Google Earth spots Top Gear USA test track?

Not quite. While we've gotten word from credible sources that El Toro has, in fact, been chosen as the location for the supposed filming of the U.S. version of Top Gear, the test track above ain't it. To begin with, the SCCA and a handful of other track-day organizations have been using the runways at El Toro for years, not to mention that Motor Trend performed it's infamous 3.2-second 0-60 sprint in the Nissan GT-R at the decommissioned Marine Corps aviation base.

Aside from those facts, just look at the layout. Compared to the course that Lotus engineers setup for the Stig, this makeshift circuit looks positively pedestrian.
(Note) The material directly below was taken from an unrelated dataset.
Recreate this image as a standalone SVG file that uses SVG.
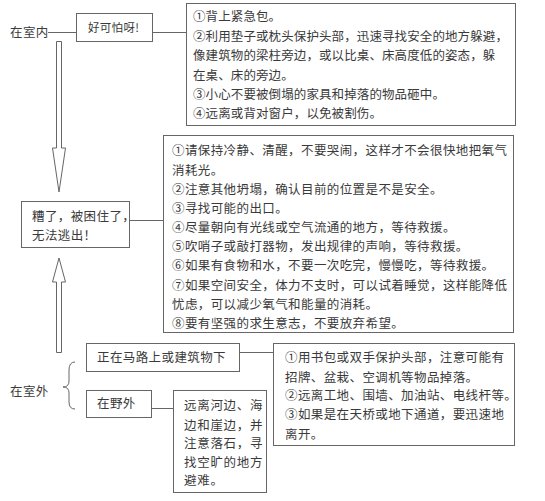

A few chicanes and some long sweepers does not a test track make, so until we see the Hammerhead and Follow Through, we're chalking up these rubber marks to weekend hoonage.

posted : 5/20/2008 @7:03:54 PM
More info on NBC's plans for Top Gear USA

We reported yesterday that both NBC's Fall 2008 and Summer 2009 lineups will not include the U.S. version of Top Gear, but that doesn't mean the peacock network isn't keeping the show as a feather in its multicolor plume. There's a section on NBC's website for primetime shows being developed for the 2008-2009 season, and one page is devoted to Top Gear USA. We found its description intriguing. The show is described as three friends performing outrageous challenges and stunts through the "crazy transformations" they make to their cars. Sure, that's one aspect of the show that Clarkson, Mays and Hammond built, but what about the new car reviews that are hilarious, real and informative, as well as featuring the best cinematography on television anywhere in the world? Also, we find it funny that the U.S. cast of hosts, whoever they may be, are described as being "friends". The British hosts are of course BFF, having done the show together for years now, but we doubt the American hosts will have the same rapport right out of the gate. Regardless, if a U.S. version of Top Gear does happen, it won't air anytime soon.